= REQUIRED WORK =
Every line below should be copied exactly; drop the pictures.

= DATA RECORDS =
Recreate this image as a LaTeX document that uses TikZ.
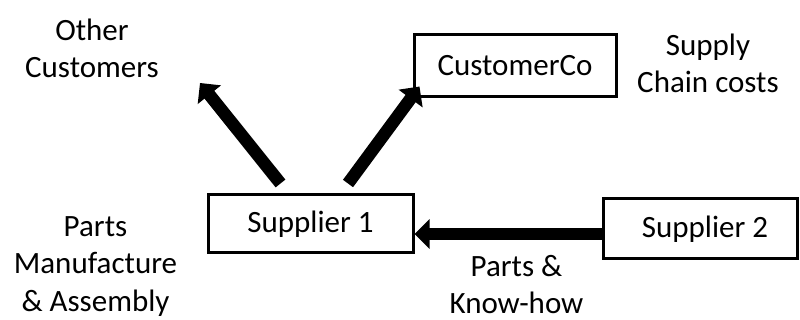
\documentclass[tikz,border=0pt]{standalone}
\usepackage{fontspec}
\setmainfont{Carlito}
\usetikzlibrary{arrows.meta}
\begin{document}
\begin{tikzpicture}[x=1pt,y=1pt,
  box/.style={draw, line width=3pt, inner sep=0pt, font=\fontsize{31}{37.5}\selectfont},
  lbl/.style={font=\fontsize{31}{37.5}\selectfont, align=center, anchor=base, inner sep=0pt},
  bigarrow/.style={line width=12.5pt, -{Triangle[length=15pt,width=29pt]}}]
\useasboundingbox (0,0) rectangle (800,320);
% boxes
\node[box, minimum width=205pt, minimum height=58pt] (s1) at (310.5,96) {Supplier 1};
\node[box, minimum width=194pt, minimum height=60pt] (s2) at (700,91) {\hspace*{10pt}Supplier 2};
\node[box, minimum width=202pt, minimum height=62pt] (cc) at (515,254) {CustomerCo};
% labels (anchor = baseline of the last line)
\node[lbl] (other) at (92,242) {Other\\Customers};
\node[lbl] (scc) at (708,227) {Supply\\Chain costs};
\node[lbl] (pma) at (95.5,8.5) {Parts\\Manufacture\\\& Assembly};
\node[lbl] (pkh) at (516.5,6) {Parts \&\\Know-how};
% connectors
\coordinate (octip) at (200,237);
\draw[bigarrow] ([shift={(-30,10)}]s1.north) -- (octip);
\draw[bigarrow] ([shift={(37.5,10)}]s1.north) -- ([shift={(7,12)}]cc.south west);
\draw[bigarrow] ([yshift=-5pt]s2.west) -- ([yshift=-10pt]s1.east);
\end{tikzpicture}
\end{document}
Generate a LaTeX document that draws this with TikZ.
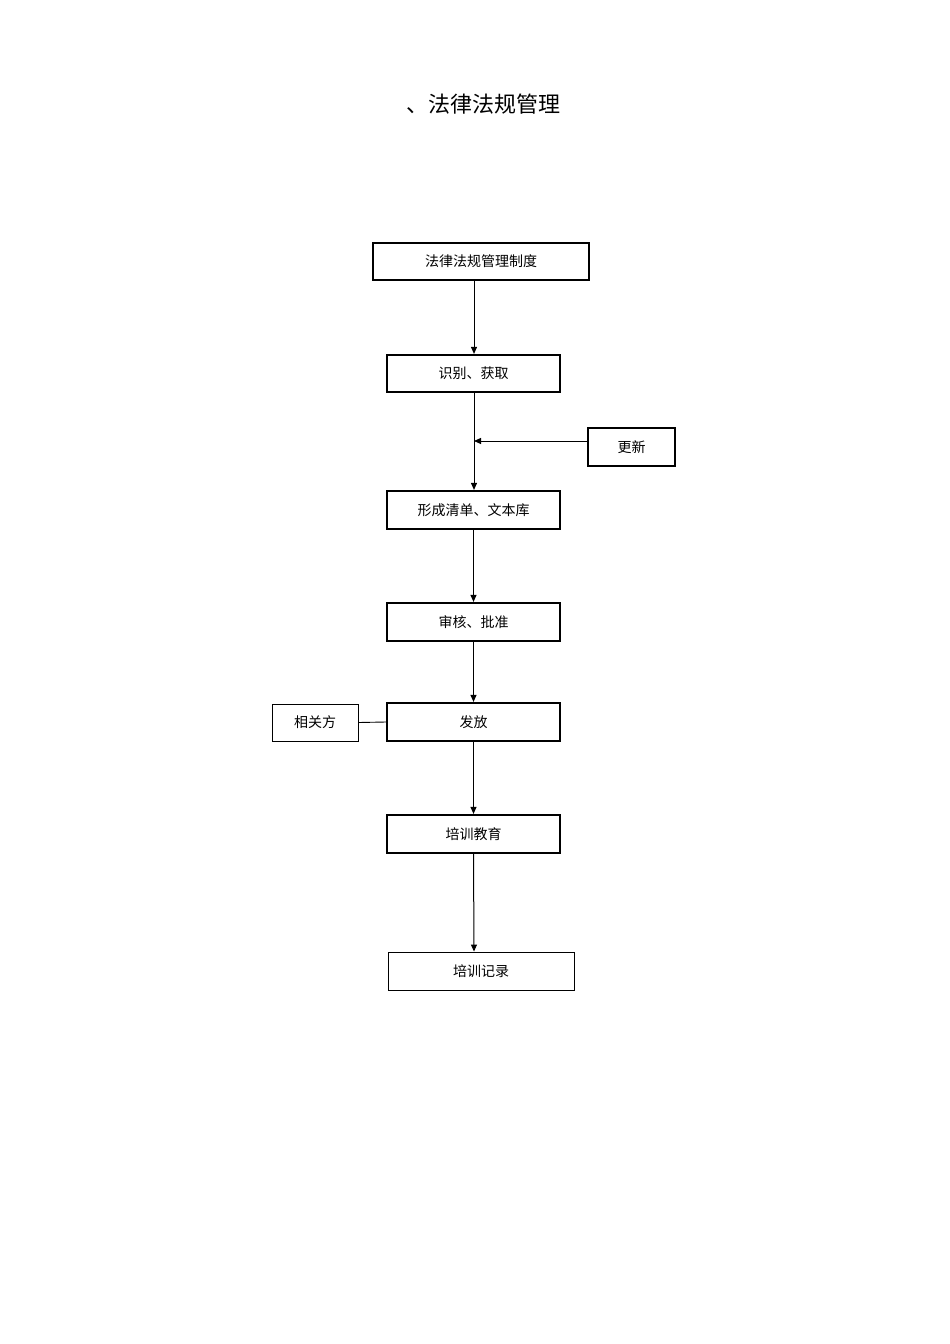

= COMPLETED TASK =
Recreate this image as a LaTeX document that uses TikZ.
\documentclass[tikz,border=0pt]{standalone}
\usepackage{fontspec}
\setmainfont{Carlito}
\usetikzlibrary{arrows.meta}
\begin{document}
\begin{tikzpicture}[x=1pt,y=1pt,
  box/.style={draw, line width=3pt, inner sep=0pt, font=\fontsize{31}{37.5}\selectfont},
  lbl/.style={font=\fontsize{31}{37.5}\selectfont, align=center, anchor=base, inner sep=0pt},
  bigarrow/.style={line width=12.5pt, -{Triangle[length=15pt,width=29pt]}}]
\useasboundingbox (0,0) rectangle (800,320);
% boxes
\node[box, minimum width=205pt, minimum height=58pt] (s1) at (310.5,96) {Supplier 1};
\node[box, minimum width=194pt, minimum height=60pt] (s2) at (700,91) {\hspace*{10pt}Supplier 2};
\node[box, minimum width=202pt, minimum height=62pt] (cc) at (515,254) {CustomerCo};
% labels (anchor = baseline of the last line)
\node[lbl] (other) at (92,242) {Other\\Customers};
\node[lbl] (scc) at (708,227) {Supply\\Chain costs};
\node[lbl] (pma) at (95.5,8.5) {Parts\\Manufacture\\\& Assembly};
\node[lbl] (pkh) at (516.5,6) {Parts \&\\Know-how};
% connectors
\coordinate (octip) at (200,237);
\draw[bigarrow] ([shift={(-30,10)}]s1.north) -- (octip);
\draw[bigarrow] ([shift={(37.5,10)}]s1.north) -- ([shift={(7,12)}]cc.south west);
\draw[bigarrow] ([yshift=-5pt]s2.west) -- ([yshift=-10pt]s1.east);
\end{tikzpicture}
\end{document}
Generate a LaTeX document that draws this with TikZ.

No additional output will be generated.